Bądź na bieżąco! Zapisz się na NEWSLETTER
Natrafiliśmy na ciekawy raport banku Goldman Sachs (GS) poświęcony rynkom wschodzącym. Co prawda datowany na połowę czerwca, ale główne wnioski wydają się aktualne. Zacznijmy w pewnym sensie od końca, czyli od konkluzji dotyczących ... naszego kraju.
Z szacunków GS wynika, że:
- polskie obligacje skarbowe (uwaga - te o stałym oprocentowaniu) są silnie przewartościowane (bo zdaniem analityków ich rentowność jest zbyt niska w świetle oczekiwań inflacyjnych),
- nasza waluta jest z kolei niedowartościowana względem dolara o kilkanaście procent (GS na podstawie dwóch modeli szacuje "właściwy" kurs USD/PLN na 3,04-3,37),
- polskie akcje są najtańsze względem własnej historii (wg kombinacji wskaźników P/E, P/BV i stopy dywidendy) w porównaniu z innymi emerging markets monitorowanymi przez ten bank.
Jeszcze raz podkreślmy, że nie chodzi tu o bezwzględne poziomy wskaźników wyceny, lecz o ich relację względem historii. Poniższy wykres pokazuje, że gdyby brać pod uwagę bezwzględne poziomy P/E, to najtańsze byłyby rosyjskie akcje, ale one od zawsze są najtańsze. Raport GS sugeruje raczej, że ważniejsze jest umiejscowienie względem danych historycznych (to podejście jest nam bliskie).
Analiza danych dostarczonych przez GS sugerować może co prawda, że w tym roku polskie spółki (głównie duże i średnie - z indeksu MSCI Poland) pozostaną na szarym końcu, jeśli chodzi o wzrost zysków (zaledwie 1,3% w całym roku!), to jednak prognozy na kolejne dwa lata wyglądają już znacznie lepiej (są podobne do średniej prognoz dla wszystkich rynków wschodzących).
Nie chcielibyśmy jednak tworzyć mylnego wrażenia, że Polska jest głównym tematem omawianego raportu Goldman Sachs.
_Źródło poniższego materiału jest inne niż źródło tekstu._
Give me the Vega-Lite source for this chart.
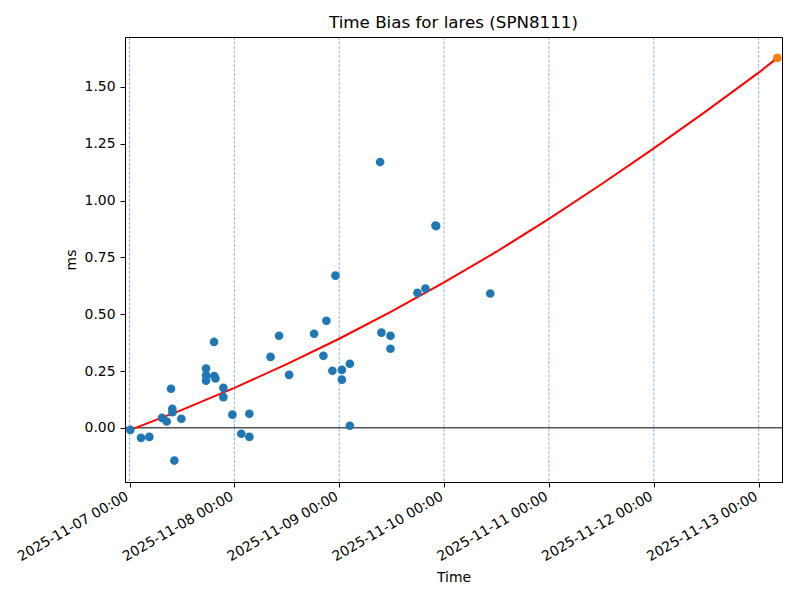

Nasz kraj pojawia się tu raczej gdzieś "między wierszami" i tylko dokładniejsze wczytanie się pozwala wychwycić powyższe wnioski. Głównym tematem przewodnim analizy GS jest to, że ostatnia przecena na emerging markets to efekt dyskontowania widocznego spowolnienia gospodarczego.
Dobra wiadomość jest jednak taka, że zdaniem GS negatywny impuls dla rynków wschodzących (związany ze spadkiem cen surowców, spowolnieniem na rynkach rozwiniętych i tzw. warunkami finansowania w USA) powinien wygasnąć już po lipcu.
Niniejsza analiza ma wyłącznie charakter edukacyjny i nie powinna być traktowana jako rekomendacja inwestycyjna lub informacja sugerująca określoną strategię inwestycyjną.